### [PROBLEM REQUIREMENTS]
Find the line containing "Convert this chart to D3.js code." and copy it exactly, along with every line after it up to and including the line containing "sub = d3.scaleBand().domain([0,1]).range([0,y.bandwidth()]);". Copy nothing else.

### [DATASET EXTRACT]
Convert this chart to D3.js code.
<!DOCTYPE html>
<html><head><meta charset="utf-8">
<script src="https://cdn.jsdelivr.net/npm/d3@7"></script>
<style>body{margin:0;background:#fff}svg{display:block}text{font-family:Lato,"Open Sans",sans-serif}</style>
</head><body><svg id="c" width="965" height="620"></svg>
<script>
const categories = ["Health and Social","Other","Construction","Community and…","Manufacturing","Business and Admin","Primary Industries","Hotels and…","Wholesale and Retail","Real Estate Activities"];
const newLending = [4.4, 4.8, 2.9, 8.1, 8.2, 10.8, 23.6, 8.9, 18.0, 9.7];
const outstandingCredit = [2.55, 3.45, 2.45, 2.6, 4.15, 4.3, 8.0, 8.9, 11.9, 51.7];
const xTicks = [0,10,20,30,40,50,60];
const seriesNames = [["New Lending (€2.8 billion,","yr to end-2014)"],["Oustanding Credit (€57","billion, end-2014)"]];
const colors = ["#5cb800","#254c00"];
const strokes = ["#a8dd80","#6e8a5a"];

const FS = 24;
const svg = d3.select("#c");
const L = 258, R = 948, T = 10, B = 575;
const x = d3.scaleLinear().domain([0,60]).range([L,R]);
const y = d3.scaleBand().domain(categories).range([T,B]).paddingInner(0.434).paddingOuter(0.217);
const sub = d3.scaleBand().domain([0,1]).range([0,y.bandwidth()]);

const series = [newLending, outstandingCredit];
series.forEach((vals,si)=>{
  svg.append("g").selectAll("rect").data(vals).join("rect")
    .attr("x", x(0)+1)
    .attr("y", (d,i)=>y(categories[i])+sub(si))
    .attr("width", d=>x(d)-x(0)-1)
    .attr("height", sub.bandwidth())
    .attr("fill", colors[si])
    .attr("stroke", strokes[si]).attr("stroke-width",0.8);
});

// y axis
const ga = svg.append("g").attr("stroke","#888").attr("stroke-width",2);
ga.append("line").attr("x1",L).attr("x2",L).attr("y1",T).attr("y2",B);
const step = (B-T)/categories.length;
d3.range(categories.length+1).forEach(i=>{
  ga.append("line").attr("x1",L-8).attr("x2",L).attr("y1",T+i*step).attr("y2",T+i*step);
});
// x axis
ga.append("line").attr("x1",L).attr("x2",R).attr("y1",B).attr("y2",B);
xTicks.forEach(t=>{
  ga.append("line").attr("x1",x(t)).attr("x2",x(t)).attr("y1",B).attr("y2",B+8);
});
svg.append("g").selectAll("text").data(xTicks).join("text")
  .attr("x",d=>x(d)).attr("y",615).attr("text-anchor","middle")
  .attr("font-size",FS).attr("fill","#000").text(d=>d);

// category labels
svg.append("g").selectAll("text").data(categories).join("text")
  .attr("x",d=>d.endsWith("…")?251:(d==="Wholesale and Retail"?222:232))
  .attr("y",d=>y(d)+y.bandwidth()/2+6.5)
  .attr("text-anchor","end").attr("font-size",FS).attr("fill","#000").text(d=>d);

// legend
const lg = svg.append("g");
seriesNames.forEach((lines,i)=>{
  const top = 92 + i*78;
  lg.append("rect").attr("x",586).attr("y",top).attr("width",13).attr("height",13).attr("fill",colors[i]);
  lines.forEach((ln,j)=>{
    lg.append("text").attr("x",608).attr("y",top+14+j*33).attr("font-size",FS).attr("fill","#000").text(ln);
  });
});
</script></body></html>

==

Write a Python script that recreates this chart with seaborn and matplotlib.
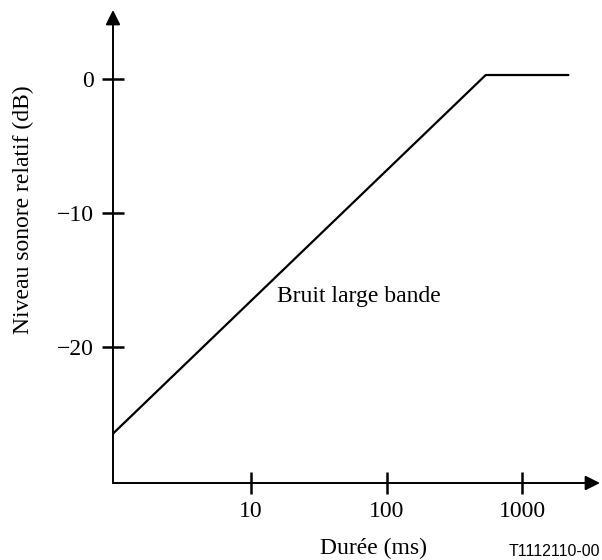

---

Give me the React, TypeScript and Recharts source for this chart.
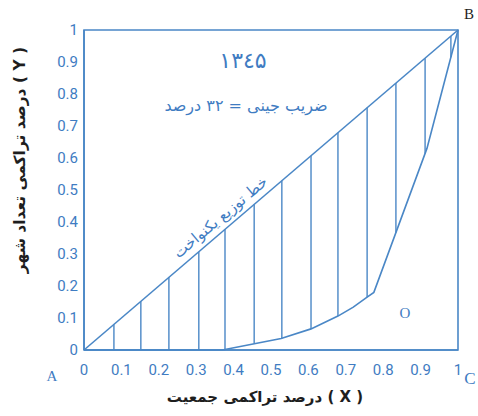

### [RESULT FOR THIS EXERCISE]
Convert this chart to D3.js code.
<!DOCTYPE html>
<html><head><meta charset="utf-8">
<script src="https://cdn.jsdelivr.net/npm/d3@7"></script>
<style>body{margin:0;background:#fff}svg{display:block}text{font-family:Lato,"Open Sans",sans-serif}</style>
</head><body><svg id="c" width="965" height="620"></svg>
<script>
const categories = ["Health and Social","Other","Construction","Community and…","Manufacturing","Business and Admin","Primary Industries","Hotels and…","Wholesale and Retail","Real Estate Activities"];
const newLending = [4.4, 4.8, 2.9, 8.1, 8.2, 10.8, 23.6, 8.9, 18.0, 9.7];
const outstandingCredit = [2.55, 3.45, 2.45, 2.6, 4.15, 4.3, 8.0, 8.9, 11.9, 51.7];
const xTicks = [0,10,20,30,40,50,60];
const seriesNames = [["New Lending (€2.8 billion,","yr to end-2014)"],["Oustanding Credit (€57","billion, end-2014)"]];
const colors = ["#5cb800","#254c00"];
const strokes = ["#a8dd80","#6e8a5a"];

const FS = 24;
const svg = d3.select("#c");
const L = 258, R = 948, T = 10, B = 575;
const x = d3.scaleLinear().domain([0,60]).range([L,R]);
const y = d3.scaleBand().domain(categories).range([T,B]).paddingInner(0.434).paddingOuter(0.217);
const sub = d3.scaleBand().domain([0,1]).range([0,y.bandwidth()]);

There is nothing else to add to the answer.